Michael Lombardo, 2013 noch Programmchef bei HBO, stand der Idee eines Westworld Remakes zwar ein wenig skeptisch gegenüber, wurde aber durch einen originellen Pitch überzeugt. Der Fokus der stark abgewandelten Handlung soll in diesem Fall nicht auf den Besuchern des Parks, sondern den dort heimischen Androiden liegen. In einer ersten Kurzbeschreibung wurde die Show ominös als "a dark odyssey about the dawn of artificial consciousness and the future of sin" bezeichnet. Klingt doch schon mal vielversprechend. Doch aus der vorerst geplanten 2015er Premiere wurde leider nichts und im Jänner dieses Jahres folgten beunruhigende Berichte über eine zweimonatige Produktionspause, um an den Drehbüchern der letzten Folgen zu feilen. Vor kurzem wurde dann aber mit dem ersten richtigen Trailer für Vorfreude auf einen Starttermin im Oktober gesorgt.
Gelingt HBO ein weiterer Serien-Hype, diesmal im Genre Sci-Fi?
"Westworld" könnte genau die Show werden, die der Fernsehkanal HBO braucht, um sich nach der bedauernswerten Absetzung seiner neuen Dramaserien "True Detective" und "Vinyl" und dem übernächstes Jahr bevorstehenden Ende seines bisher stärksten Zugpferdes "Game of Thrones", weiter an der Quotenspitze zu halten. Das Potential dazu ist nicht zuletzt dank eines Mangels an hochwertig produzierten Science Fiction Serien der konkurrierenden Kanäle gegeben und "Westworld" könnte in diesem Bereich für eine ähnliche Hype-Explosion sorgen, wie GoT sie vor ein paar Jahren im Fantasy-Genre auslöste. Darüber hinaus werden wohl auch Western-Fans auf ihre Kosten kommen. Dass die Geschichte aus der Sicht der Androiden erzählt werden soll, deutet sogar darauf hin, dass sich die Show zum Großteil in einem in sich stimmigen Wildwestsozialgefüge a la "Deadwood" abspielen könnte und nur ab und zu verstörende Blicke hinter die Parkkulissen gestattet. Das heißt theoretisch auch, dass sich die Show im Falle eines Misserfolgs für weitere Staffeln völlig neu erfinden könnte. Schon der Park aus dem Original konnte neben der Wildwestwelt mit einem Mittelalter- und einem Antike-Sektor aufwarten.
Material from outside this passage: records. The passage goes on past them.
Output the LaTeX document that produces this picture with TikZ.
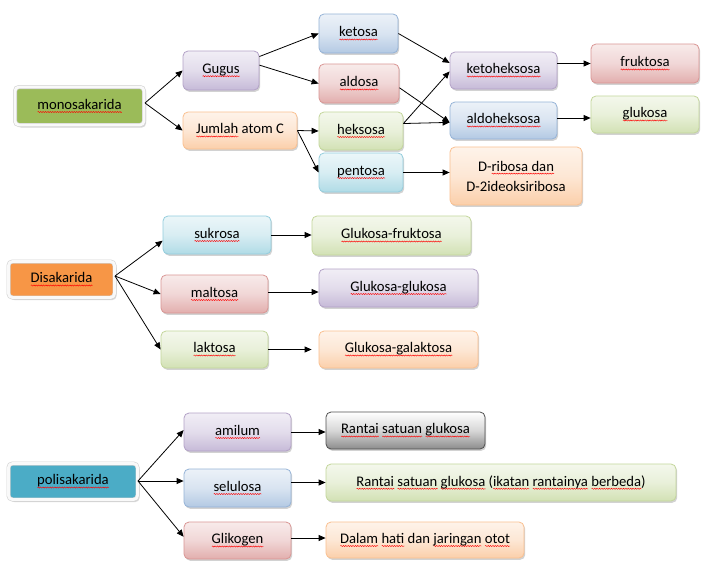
\documentclass[tikz,border=0pt]{standalone}
\usepackage{fontspec}
\setmainfont{Carlito}
\usetikzlibrary{arrows.meta,shadows,decorations.pathmorphing,calc}
\definecolor{purB}{HTML}{B3A2C7}\definecolor{purF}{HTML}{C6BAD8}
\definecolor{bluB}{HTML}{95B3D7}\definecolor{bluF}{HTML}{B3C9E3}
\definecolor{redB}{HTML}{D99694}\definecolor{redF}{HTML}{E2AEAD}
\definecolor{grnB}{HTML}{C3D69B}\definecolor{grnF}{HTML}{D2E1B4}
\definecolor{aquB}{HTML}{93CDDD}\definecolor{aquF}{HTML}{B0DBE6}
\definecolor{oraB}{HTML}{FAC090}\definecolor{oraF}{HTML}{FBCFAA}
\definecolor{gryB}{HTML}{505050}\definecolor{gryF}{HTML}{8C8C8C}
\definecolor{monoC}{HTML}{9BBB59}\definecolor{diC}{HTML}{F79646}\definecolor{poliC}{HTML}{4BACC6}
\newsavebox\wvbox
\newlength\wvlen
\makeatletter
\newcommand\wvclear{\let\tikz@preactions\pgfutil@empty\let\tikz@postactions\pgfutil@empty}
\makeatother
\newcommand\wv[1]{\sbox\wvbox{#1}\setlength\wvlen{\wd\wvbox}\rlap{\wvclear\tikz[baseline=0pt,sharp corners]{\wvclear\draw[sharp corners,red,line width=0.45pt,fill=none,decorate,decoration={snake,amplitude=0.55pt,segment length=2.4pt}] (0pt,-2.6pt) -- (\wvlen,-2.6pt);}}\usebox\wvbox}
\tikzset{
  bx/.style={draw=#1B, line width=0.8pt, rounded corners=5pt,
    top color=#1F!25!white, bottom color=#1F, middle color=#1F!50!white,
    drop shadow={shadow xshift=1.2pt, shadow yshift=-1.8pt, opacity=0.35},
    text=black, inner sep=0pt},
  graybx/.style={bx=gry, top color=white, bottom color=gryF, middle color=gryF!35!white},
  rootbx/.style={draw=gray!35, double=white!95!gray, double distance=2.8pt,
    line width=0.6pt, fill=#1, rounded corners=4pt,
    drop shadow={shadow xshift=2pt, shadow yshift=-2.5pt, opacity=0.3},
    text=black, inner sep=0pt},
  arr/.style={draw=black, line width=0.8pt, -{Triangle[length=7pt,width=6pt]}}
}
\begin{document}
\begin{tikzpicture}[x=1pt,y=-1pt,font=\fontsize{14.67}{20}\selectfont]
\useasboundingbox[fill=white] (0,0) rectangle (707,568);
% monosakarida
\node[rootbx=monoC, minimum width=129pt, minimum height=38pt] (mono) at (79.5,106) {\wv{monosakarida}};
\node[bx=pur, minimum width=76pt, minimum height=39pt] (gugus) at (221,70.5) {\wv{Gugus}};
\node[bx=ora, minimum width=114pt, minimum height=37pt] (jumlah) at (240,130.5) {\wv{Jumlah} atom C};
\node[bx=blu, minimum width=79pt, minimum height=39pt] (ketosa) at (358.5,33.5) {\wv{ketosa}};
\node[bx=red, minimum width=80pt, minimum height=39pt] (aldosa) at (359,83.5) {\wv{aldosa}};
\node[bx=grn, minimum width=84pt, minimum height=38pt] (heksosa) at (361,131) {\wv{heksosa}};
\node[bx=aqu, minimum width=84pt, minimum height=39pt] (pentosa) at (361,172.5) {\wv{pentosa}};
\node[bx=pur, minimum width=107pt, minimum height=37pt] (kh) at (503.5,70.5) {\wv{ketoheksosa}};
\node[bx=blu, minimum width=107pt, minimum height=37pt] (ah) at (503.5,120.5) {\wv{aldoheksosa}};
\node[bx=ora, minimum width=132pt, minimum height=58pt, align=center] (dr) at (516,176) {D-\wv{ribosa dan}\\D-2ideoksiribosa};
\node[bx=red, minimum width=108pt, minimum height=39pt] (fru) at (645,63.5) {\wv{fruktosa}};
\node[bx=grn, minimum width=108pt, minimum height=37pt] (glu) at (645,114.5) {\wv{glukosa}};
\coordinate (mj) at (145,103);
\draw[arr] (mj) -- (gugus.west);
\draw[arr] (mj) -- (jumlah.west);
\draw[arr] (gugus.20) -- (ketosa.west);
\draw[arr] (gugus.8) -- (aldosa.west);
\draw[arr] (jumlah.east) -- (heksosa.west);
\draw[arr] (jumlah.east) -- (pentosa.west);
\draw[arr] (ketosa.east) -- (kh.172);
\draw[arr] (aldosa.-6) -- (ah.182);
\draw[arr] (heksosa.10) -- (kh.181);
\draw[arr] (heksosa.10) -- (ah.182);
\draw[arr] (pentosa.east) -- (pentosa.east -| dr.west);
\draw[arr] (kh.east |- fru.west) -- (fru.west);
\draw[arr] ([yshift=2.5pt]ah.east) -- ([yshift=2.5pt]ah.east -| glu.west);
% disakarida
\node[rootbx=diC, minimum width=106pt, minimum height=36pt] (di) at (61.5,279.5) {\wv{Disakarida}};
\node[bx=aqu, minimum width=108pt, minimum height=38pt] (sukrosa) at (217,235) {\wv{sukrosa}};
\node[bx=grn, minimum width=159pt, minimum height=39pt] (gf) at (391.5,235.5) {\wv{Glukosa-fruktosa}};
\node[bx=red, minimum width=107pt, minimum height=38pt] (maltosa) at (214.5,294) {\wv{maltosa}};
\node[bx=pur, minimum width=159pt, minimum height=38pt] (gg) at (398.5,288) {\wv{Glukosa-glukosa}};
\node[bx=grn, minimum width=107pt, minimum height=37pt] (laktosa) at (214.5,349.5) {\wv{laktosa}};
\node[bx=ora, minimum width=159pt, minimum height=37pt] (gga) at (398.5,349.5) {\wv{Glukosa-galaktosa}};
\coordinate (dj) at (115,276);
\draw[arr] (dj) -- (sukrosa.186);
\draw[arr] (dj) -- (maltosa.west);
\draw[arr] (dj) -- (laktosa.west);
\draw[arr] (sukrosa.east) -- (sukrosa.east -| gf.west);
\draw[arr] ([yshift=2pt]maltosa.east) -- ([yshift=2pt]maltosa.east -| gg.west);
\draw[arr, shorten >=7pt] (laktosa.east) -- (laktosa.east -| gga.west);
% polisakarida
\node[rootbx=poliC, minimum width=129pt, minimum height=36pt] (poli) at (73,481.5) {\wv{polisakarida}};
\node[bx=pur, minimum width=107pt, minimum height=38pt] (amilum) at (237.5,432) {\wv{amilum}};
\node[graybx, minimum width=159pt, minimum height=37pt] (rantai) at (405.5,430.5) {\wv{Rantai} \wv{satuan} \wv{glukosa}};
\node[bx=blu, minimum width=107pt, minimum height=38pt] (selulosa) at (237.5,488) {\wv{selulosa}};
\node[bx=grn, minimum width=350pt, minimum height=37pt] (ikatan) at (501,482.5) {\wv{Rantai} \wv{satuan} \wv{glukosa} (\wv{ikatan} \wv{rantainya} \wv{berbeda})};
\node[bx=red, minimum width=107pt, minimum height=37pt] (glikogen) at (237.5,540.5) {\wv{Glikogen}};
\node[bx=ora, minimum width=198pt, minimum height=36pt] (dalam) at (425,540) {\wv{Dalam} \wv{hati} dan \wv{jaringan} \wv{otot}};
\coordinate (pj) at (138,481);
\draw[arr] (pj) -- (amilum.178);
\draw[arr] (pj) -- (pj -| selulosa.west);
\draw[arr] (pj) -- (glikogen.176);
\draw[arr] (amilum.east) -- (amilum.east -| rantai.west);
\draw[arr] (selulosa.east |- ikatan.west) -- (ikatan.west);
\draw[arr] ([yshift=2.5pt]glikogen.east) -- ([yshift=2.5pt]glikogen.east -| dalam.west);
\end{tikzpicture}
\end{document}
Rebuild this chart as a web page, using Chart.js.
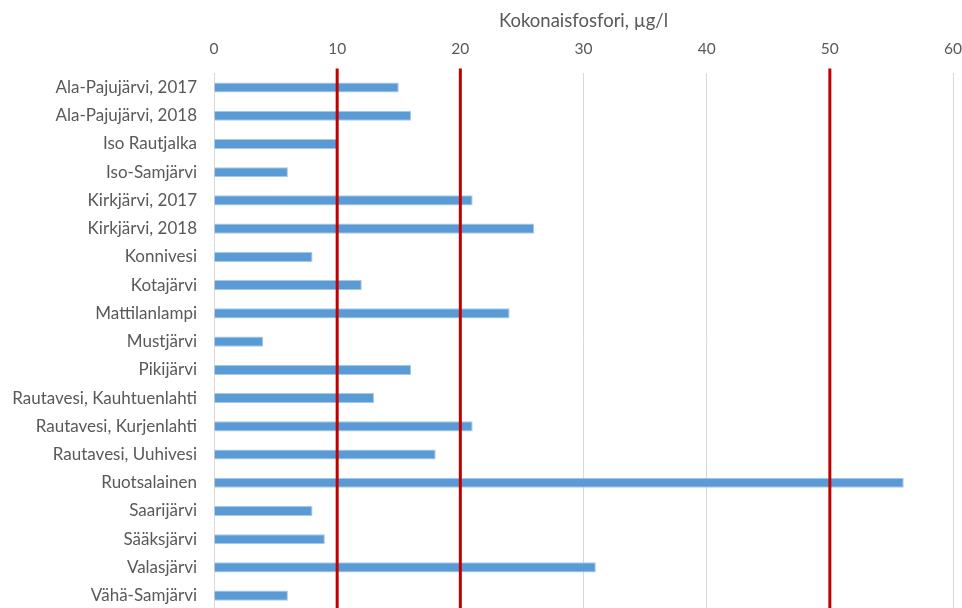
<!DOCTYPE html>
<html>
<head>
<meta charset="utf-8">
<script src="https://cdn.jsdelivr.net/npm/chart.js@4"></script>
<style>
  html, body { margin: 0; padding: 0; background: #fff; overflow: hidden; }
</style>
</head>
<body>
<canvas id="myChart" width="977" height="637"></canvas>
<script>
// lakes and total phosphorus values (µg/l)
const lakes = [
  "Ala-Pajujärvi, 2017",
  "Ala-Pajujärvi, 2018",
  "Iso Rautjalka",
  "Iso-Samjärvi",
  "Kirkjärvi, 2017",
  "Kirkjärvi, 2018",
  "Konnivesi",
  "Kotajärvi",
  "Mattilanlampi",
  "Mustjärvi",
  "Pikijärvi",
  "Rautavesi, Kauhtuenlahti",
  "Rautavesi, Kurjenlahti",
  "Rautavesi, Uuhivesi",
  "Ruotsalainen",
  "Saarijärvi",
  "Sääksjärvi",
  "Valasjärvi",
  "Vähä-Samjärvi"
];
const phosphorus = [15, 16, 10, 6, 21, 26, 8, 12, 24, 4, 16, 13, 21, 18, 56, 8, 9, 31, 6];
// red limit lines
const limits = [10, 20, 50];
const xTicks = [0, 10, 20, 30, 40, 50, 60];

const textColor = "#595959";
const fontFamily = "Lato, 'Open Sans', sans-serif";

/*
 draws the red vertical limit lines over the bars,
 starting a little above the plot area like in the original
*/
const limitLines = {
  id: "limitLines",
  afterDatasetsDraw(chart) {
    const ctx = chart.ctx;
    const x = chart.scales.x;
    const area = chart.chartArea;
    ctx.save();
    ctx.strokeStyle = "#c00000";
    ctx.lineWidth = 3;
    limits.forEach((v) => {
      const px = x.getPixelForValue(v);
      ctx.beginPath();
      ctx.moveTo(px, area.top - 5);
      ctx.lineTo(px, area.bottom);
      ctx.stroke();
    });
    ctx.restore();
  },
};

const ctx = document.getElementById("myChart").getContext("2d");
const chart = new Chart(ctx, {
  type: "bar",
  data: {
    labels: lakes,
    datasets: [
      {
        label: "Kokonaisfosfori",
        data: phosphorus,
        backgroundColor: "#5b9bd5",
        borderColor: "#a9c9ea",
        borderWidth: 1,
        categoryPercentage: 1,
        barPercentage: 0.36,
      },
    ],
  },
  options: {
    indexAxis: "y",
    responsive: false,
    animation: false,
    layout: {
      padding: { top: 9.6, right: 8, bottom: 0, left: 0 },
    },
    plugins: {
      legend: { display: false },
      tooltip: { enabled: false },
    },
    scales: {
      x: {
        position: "top",
        min: 0,
        max: 60,
        afterBuildTicks(scale) {
          scale.ticks = xTicks.map((v) => ({ value: v }));
        },
        grid: { color: "#d9d9d9", drawTicks: false },
        border: { display: false },
        ticks: {
          color: textColor,
          font: { family: fontFamily, size: 15.5 },
          padding: 15,
        },
        title: {
          display: true,
          text: "Kokonaisfosfori, µg/l",
          color: textColor,
          font: { family: fontFamily, size: 18.5 },
          padding: { top: 0, bottom: -7 },
        },
      },
      y: {
        grid: { display: false, drawTicks: false },
        border: { display: true, color: "#d9d9d9" },
        afterFit(scale) {
          scale.width = 214;
        },
        ticks: {
          color: textColor,
          font: { family: fontFamily, size: 17 },
          padding: 17,
          autoSkip: false,
        },
      },
    },
  },
  plugins: [limitLines],
});
</script>
</body>
</html>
Kaum eine erfolgreiche Show kommt ohne ihre Mysterien aus und davon gibt es bei "Westworld" bereits jetzt genug. Werden wir als Zuseher die Androiden von den Gästen unterscheiden können? Bekommen wir die Welt außerhalb des Parks zu sehen? Wie hat sich deren Technologie entwickelt und in welchem Jahr befinden wir uns überhaupt? Fragen über Fragen also. Die ersten Antworten gibts dann im Herbst.
Die erste Staffel von "Westworld" startet im Oktober auf HBO und Sky Atlantic HD.